▶ _Task to carry out_: Look through the material below for "with". Copy every line that contains it.

▶ _Items_:
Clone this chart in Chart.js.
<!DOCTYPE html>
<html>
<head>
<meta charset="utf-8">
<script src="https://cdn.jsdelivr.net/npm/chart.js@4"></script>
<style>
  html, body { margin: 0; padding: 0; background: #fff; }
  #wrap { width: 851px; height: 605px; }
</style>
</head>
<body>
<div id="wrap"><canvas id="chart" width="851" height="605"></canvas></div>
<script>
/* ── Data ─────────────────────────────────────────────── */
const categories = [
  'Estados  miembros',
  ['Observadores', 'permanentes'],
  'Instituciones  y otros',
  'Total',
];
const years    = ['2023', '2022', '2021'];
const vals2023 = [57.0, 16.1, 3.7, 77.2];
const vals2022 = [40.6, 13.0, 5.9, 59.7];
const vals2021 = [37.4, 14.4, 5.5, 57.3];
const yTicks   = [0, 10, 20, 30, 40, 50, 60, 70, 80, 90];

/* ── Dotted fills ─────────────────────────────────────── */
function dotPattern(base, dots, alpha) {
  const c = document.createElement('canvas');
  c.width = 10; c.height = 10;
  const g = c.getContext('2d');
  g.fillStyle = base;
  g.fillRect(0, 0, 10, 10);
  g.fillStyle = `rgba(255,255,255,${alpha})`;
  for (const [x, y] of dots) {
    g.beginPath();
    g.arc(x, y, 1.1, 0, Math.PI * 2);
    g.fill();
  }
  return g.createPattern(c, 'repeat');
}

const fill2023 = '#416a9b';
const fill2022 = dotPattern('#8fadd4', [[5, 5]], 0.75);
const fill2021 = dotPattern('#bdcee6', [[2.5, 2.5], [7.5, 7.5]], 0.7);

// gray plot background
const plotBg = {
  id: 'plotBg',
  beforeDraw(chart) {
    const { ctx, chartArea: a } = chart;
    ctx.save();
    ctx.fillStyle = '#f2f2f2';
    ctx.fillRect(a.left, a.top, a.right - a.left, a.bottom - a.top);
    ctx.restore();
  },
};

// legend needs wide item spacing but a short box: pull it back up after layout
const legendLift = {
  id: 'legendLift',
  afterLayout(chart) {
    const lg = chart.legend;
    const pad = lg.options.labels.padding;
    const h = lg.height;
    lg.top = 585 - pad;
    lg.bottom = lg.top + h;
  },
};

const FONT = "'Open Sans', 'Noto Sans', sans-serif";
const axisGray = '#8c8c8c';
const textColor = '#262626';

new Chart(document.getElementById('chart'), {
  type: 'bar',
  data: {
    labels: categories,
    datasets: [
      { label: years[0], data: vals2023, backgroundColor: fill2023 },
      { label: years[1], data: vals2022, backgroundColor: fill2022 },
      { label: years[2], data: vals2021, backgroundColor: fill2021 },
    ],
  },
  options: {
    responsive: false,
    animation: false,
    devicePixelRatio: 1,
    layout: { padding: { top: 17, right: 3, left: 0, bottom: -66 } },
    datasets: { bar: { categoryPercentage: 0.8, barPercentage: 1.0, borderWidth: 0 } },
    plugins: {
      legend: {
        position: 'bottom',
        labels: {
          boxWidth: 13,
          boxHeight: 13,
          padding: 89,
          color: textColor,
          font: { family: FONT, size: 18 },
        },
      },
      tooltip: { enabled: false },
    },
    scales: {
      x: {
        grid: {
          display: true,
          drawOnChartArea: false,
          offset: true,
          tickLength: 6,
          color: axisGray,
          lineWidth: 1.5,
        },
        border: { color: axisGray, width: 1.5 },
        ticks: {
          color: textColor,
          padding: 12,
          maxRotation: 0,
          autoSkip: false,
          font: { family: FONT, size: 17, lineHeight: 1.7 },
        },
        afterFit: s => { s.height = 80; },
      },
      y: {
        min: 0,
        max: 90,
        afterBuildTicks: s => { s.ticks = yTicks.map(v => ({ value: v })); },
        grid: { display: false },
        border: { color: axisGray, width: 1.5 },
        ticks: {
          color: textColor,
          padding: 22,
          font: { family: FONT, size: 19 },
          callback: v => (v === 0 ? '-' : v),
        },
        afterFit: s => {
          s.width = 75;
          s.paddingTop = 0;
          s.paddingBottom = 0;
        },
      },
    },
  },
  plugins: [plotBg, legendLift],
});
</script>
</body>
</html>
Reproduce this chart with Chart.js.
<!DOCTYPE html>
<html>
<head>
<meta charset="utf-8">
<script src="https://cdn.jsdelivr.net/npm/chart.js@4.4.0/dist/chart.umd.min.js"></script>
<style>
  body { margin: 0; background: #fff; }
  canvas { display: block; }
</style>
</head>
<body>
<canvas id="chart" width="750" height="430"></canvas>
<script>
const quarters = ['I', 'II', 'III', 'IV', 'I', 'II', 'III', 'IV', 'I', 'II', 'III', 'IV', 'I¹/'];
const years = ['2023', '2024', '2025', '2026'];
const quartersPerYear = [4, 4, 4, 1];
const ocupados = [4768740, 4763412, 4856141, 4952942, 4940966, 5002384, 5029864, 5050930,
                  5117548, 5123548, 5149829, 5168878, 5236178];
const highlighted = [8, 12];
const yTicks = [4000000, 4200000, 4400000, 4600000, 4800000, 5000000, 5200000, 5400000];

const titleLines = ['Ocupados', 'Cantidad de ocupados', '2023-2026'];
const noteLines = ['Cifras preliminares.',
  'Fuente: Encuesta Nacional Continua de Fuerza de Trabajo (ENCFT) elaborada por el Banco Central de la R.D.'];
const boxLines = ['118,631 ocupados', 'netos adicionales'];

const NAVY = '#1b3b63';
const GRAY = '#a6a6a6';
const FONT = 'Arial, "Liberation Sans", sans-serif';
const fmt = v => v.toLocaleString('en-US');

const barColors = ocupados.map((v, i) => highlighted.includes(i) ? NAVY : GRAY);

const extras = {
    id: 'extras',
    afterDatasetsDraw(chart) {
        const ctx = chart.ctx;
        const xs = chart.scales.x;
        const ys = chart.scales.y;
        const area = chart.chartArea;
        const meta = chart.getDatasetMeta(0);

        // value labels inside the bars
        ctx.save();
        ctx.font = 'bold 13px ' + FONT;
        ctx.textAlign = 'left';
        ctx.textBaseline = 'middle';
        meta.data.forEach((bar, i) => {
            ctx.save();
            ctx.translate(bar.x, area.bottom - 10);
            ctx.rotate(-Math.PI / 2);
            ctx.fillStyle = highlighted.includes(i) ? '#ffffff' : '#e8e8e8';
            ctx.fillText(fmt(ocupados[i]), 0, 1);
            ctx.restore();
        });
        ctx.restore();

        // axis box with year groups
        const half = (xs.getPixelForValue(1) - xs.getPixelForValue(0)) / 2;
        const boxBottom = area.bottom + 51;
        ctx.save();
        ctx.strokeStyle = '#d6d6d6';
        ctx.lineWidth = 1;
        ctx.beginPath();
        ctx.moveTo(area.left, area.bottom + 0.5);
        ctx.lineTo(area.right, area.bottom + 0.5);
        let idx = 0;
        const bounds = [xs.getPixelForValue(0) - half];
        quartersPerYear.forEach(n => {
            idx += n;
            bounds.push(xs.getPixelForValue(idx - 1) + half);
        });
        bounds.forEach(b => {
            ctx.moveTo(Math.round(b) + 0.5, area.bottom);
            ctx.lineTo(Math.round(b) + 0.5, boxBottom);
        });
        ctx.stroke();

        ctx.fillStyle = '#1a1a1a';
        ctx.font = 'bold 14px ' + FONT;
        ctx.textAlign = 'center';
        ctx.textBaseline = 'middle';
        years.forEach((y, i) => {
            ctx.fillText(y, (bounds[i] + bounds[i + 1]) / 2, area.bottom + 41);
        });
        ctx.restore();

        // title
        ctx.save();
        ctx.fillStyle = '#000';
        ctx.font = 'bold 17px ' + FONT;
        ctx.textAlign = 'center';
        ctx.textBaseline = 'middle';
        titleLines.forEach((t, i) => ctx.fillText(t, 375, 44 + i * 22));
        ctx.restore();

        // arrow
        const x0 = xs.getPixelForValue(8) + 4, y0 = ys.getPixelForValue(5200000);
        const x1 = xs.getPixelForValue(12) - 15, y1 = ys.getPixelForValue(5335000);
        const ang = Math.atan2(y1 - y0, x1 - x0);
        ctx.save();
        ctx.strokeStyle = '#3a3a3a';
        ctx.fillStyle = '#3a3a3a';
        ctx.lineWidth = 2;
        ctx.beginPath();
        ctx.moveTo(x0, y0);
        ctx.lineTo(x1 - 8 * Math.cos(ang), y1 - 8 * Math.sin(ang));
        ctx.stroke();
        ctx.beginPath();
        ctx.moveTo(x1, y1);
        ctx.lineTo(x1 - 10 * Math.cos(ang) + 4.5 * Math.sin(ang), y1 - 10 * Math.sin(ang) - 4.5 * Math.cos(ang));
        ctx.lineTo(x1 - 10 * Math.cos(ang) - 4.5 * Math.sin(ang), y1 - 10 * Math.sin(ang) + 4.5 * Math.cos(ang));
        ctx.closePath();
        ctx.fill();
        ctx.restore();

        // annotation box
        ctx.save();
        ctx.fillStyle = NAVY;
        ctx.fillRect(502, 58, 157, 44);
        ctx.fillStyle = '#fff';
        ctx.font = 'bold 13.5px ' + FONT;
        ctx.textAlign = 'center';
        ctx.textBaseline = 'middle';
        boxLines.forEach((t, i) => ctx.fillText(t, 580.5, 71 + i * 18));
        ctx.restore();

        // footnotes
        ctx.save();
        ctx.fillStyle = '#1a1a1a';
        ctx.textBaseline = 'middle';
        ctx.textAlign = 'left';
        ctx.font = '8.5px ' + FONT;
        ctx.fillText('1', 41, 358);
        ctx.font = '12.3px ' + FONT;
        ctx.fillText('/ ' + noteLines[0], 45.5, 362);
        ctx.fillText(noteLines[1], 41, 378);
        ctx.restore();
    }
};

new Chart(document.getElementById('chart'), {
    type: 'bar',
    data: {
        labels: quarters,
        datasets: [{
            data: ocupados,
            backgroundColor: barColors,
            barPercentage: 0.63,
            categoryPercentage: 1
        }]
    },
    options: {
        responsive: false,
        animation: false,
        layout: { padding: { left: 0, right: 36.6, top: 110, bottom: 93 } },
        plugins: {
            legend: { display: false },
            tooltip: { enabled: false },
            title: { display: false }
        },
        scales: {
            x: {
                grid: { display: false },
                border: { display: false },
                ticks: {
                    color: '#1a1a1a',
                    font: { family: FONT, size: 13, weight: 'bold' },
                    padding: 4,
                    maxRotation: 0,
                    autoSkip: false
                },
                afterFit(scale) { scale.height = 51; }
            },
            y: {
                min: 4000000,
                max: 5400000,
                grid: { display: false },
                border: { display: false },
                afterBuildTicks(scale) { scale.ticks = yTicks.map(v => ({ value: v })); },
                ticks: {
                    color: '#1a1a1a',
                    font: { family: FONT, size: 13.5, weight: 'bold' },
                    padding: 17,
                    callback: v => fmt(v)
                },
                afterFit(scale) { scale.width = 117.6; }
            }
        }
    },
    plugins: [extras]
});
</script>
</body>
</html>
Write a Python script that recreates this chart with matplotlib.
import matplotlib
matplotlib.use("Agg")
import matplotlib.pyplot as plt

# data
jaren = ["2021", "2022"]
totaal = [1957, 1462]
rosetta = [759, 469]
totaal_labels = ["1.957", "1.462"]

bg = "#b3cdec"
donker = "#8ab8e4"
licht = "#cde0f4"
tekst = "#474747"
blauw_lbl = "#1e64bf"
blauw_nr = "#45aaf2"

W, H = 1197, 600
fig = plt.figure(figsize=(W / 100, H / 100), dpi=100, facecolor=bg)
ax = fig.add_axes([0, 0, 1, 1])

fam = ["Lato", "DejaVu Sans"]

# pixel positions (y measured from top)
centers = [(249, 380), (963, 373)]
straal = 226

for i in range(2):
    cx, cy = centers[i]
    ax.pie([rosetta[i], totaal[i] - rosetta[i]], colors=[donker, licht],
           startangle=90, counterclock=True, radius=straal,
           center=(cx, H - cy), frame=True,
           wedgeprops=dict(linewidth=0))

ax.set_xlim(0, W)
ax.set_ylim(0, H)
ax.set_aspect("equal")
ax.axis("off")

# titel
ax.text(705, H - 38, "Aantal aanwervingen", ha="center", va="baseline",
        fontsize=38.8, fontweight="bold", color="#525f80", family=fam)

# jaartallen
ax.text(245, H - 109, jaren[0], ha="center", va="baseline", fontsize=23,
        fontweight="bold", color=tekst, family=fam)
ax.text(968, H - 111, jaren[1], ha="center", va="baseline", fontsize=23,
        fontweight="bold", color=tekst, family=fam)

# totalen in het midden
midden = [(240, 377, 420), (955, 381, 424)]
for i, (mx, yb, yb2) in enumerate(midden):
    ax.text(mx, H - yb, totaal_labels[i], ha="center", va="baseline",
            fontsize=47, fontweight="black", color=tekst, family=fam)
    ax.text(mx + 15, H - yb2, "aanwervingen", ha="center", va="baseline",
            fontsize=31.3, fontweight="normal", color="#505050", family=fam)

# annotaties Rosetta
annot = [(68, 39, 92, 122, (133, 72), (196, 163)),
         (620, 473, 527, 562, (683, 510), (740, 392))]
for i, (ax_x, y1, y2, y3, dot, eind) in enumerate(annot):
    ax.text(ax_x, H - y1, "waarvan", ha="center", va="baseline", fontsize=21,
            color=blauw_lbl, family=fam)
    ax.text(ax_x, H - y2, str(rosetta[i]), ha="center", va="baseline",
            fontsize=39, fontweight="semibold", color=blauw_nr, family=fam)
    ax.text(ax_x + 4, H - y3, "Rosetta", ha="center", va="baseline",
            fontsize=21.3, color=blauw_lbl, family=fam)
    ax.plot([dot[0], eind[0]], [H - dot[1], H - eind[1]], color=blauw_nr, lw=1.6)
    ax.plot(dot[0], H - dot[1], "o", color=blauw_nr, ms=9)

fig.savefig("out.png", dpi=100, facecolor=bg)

▶ _Solution for this exercise_:
Reproduce this chart with Chart.js.
        // axis box with year groups
Write a Python script that recreates this chart with matplotlib.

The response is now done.